Beatrice Barasa & another v Thomas Kiplagat Lobeta & another [2019] KEHC 1972 (KLR)

Full Case Text

REPUBLIC OF KENYA

IN THE HIGH COURT OF KENYA AT KITALE

CIVIL APPEAL NO. 11 OF 2017

(Being an Appeal from the Judgement of Hon. P C Biwott in Civil Case No.  Kitale CMCC No. 268 of 2014)

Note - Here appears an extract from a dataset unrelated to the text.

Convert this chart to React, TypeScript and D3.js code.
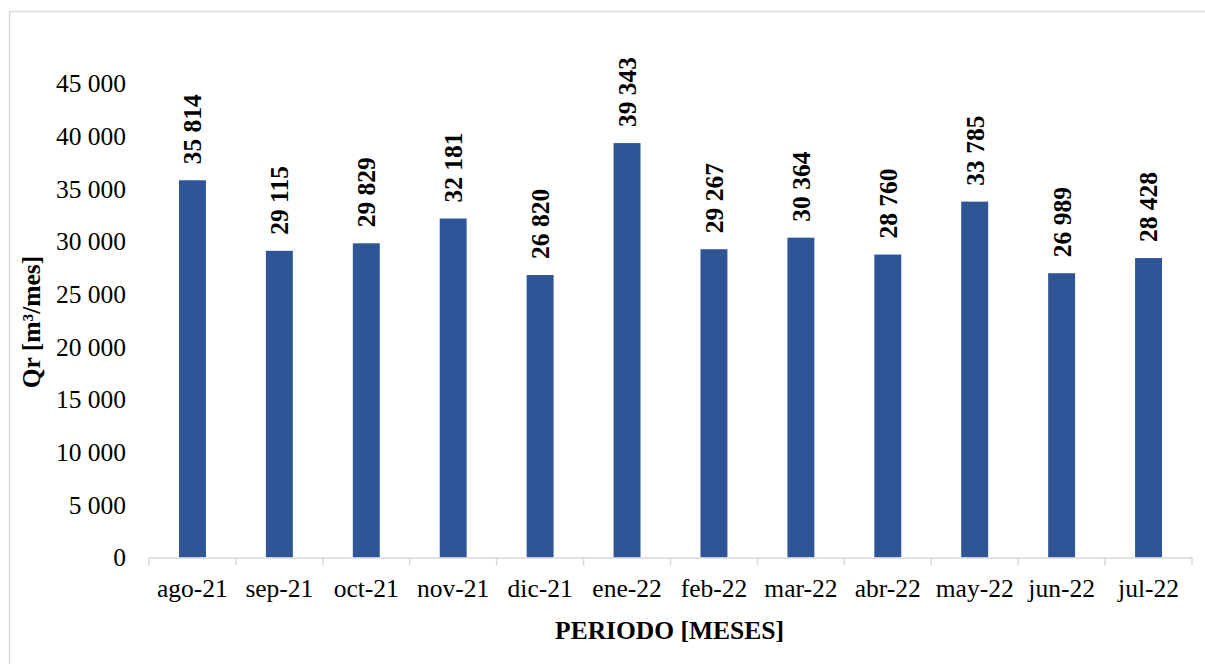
import React from "react";
import * as d3 from "d3";

const months = [
  "ago-21", "sep-21", "oct-21", "nov-21", "dic-21", "ene-22",
  "feb-22", "mar-22", "abr-22", "may-22", "jun-22", "jul-22",
];
const volumes = [35814, 29115, 29829, 32181, 26820, 39343, 29267, 30364, 28760, 33785, 26989, 28428];
const yTicks = [0, 5000, 10000, 15000, 20000, 25000, 30000, 35000, 40000, 45000];

const W = 1205;
const H = 664;
const FONT = "'Liberation Serif', 'Times New Roman', serif";
const FS = 25.5;
const BAR = "#2F5597";
const AXIS = "#D9D9D9";

const fmt = d3.formatLocale({ decimal: ",", thousands: "\u00a0", grouping: [3], currency: ["", ""] }).format(",d");

export default function App() {
  const left = 149;
  const right = 1192;
  const top = 83.5;
  const bottom = 557.5;

  const x = d3.scaleBand<string>().domain(months).range([left, right]).paddingInner(0.69).paddingOuter(0.345);
  const y = d3.scaleLinear().domain([0, 45000]).range([bottom, top]);
  const step = x.step();

  return (
    <svg width={W} height={H} style={{ position: "absolute", left: 0, top: 0, background: "#fff" }} fontFamily={FONT}>
      <rect x={9.5} y={11.5} width={W} height={H} fill="#fff" stroke={AXIS} strokeWidth={1.5} />

      {/* y-axis tick labels */}
      {yTicks.map((t) => (
        <text key={t} x={126} y={y(t)} dy="0.35em" textAnchor="end" fontSize={FS} fill="#000">
          {fmt(t)}
        </text>
      ))}

      {/* bars */}
      {months.map((m, i) => (
        <rect key={m} x={x(m)} y={y(volumes[i])} width={x.bandwidth()} height={bottom - y(volumes[i])} fill={BAR} />
      ))}

      {/* value labels */}
      {months.map((m, i) => {
        const cx = (x(m) as number) + x.bandwidth() / 2;
        const ty = y(volumes[i]) - 16;
        return (
          <text key={m} transform={`translate(${cx},${ty}) rotate(-90)`} dy="0.35em" fontSize={FS} fontWeight="bold" fill="#000">
            {fmt(volumes[i])}
          </text>
        );
      })}

      {/* x axis */}
      <line x1={left} x2={right} y1={bottom + 0.5} y2={bottom + 0.5} stroke={AXIS} strokeWidth={1.5} />
      {d3.range(months.length + 1).map((i) => (
        <line key={i} x1={left + i * step} x2={left + i * step} y1={bottom} y2={bottom + 8} stroke={AXIS} strokeWidth={1.5} />
      ))}
      {months.map((m) => (
        <text key={m} x={(x(m) as number) + x.bandwidth() / 2} y={597} textAnchor="middle" fontSize={FS} fill="#000">
          {m}
        </text>
      ))}

      {/* axis titles */}
      <text x={669.5} y={639} textAnchor="middle" fontSize={FS} fontWeight="bold" fill="#000">
        PERIODO [MESES]
      </text>
      <text transform={`translate(31,322) rotate(-90)`} dy="0.35em" textAnchor="middle" fontSize={FS} fontWeight="bold" fill="#000">
        Qr [m³/mes]
      </text>
    </svg>
  );
}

BEATRICE BARASA & ANOTHER............................................APPELLANTS

VERSES

THOMAS KIPLAGAT LOBETA & ANOTHER......................RESPONDENTS

JUDGEMENT

1. The late PATRICK EBAGOLE, the husband to the appellant died in a road traffic accident that occurred on the 25th April, 2014 along Kitale /Webuye junction. He was a pillion passenger aboard Motor Cycle Reg. No. KMCJ 735K which collided with Motor Vehicle Reg. No. KUX 552 Datsun pick-up owned and driven by the 1st Respondent.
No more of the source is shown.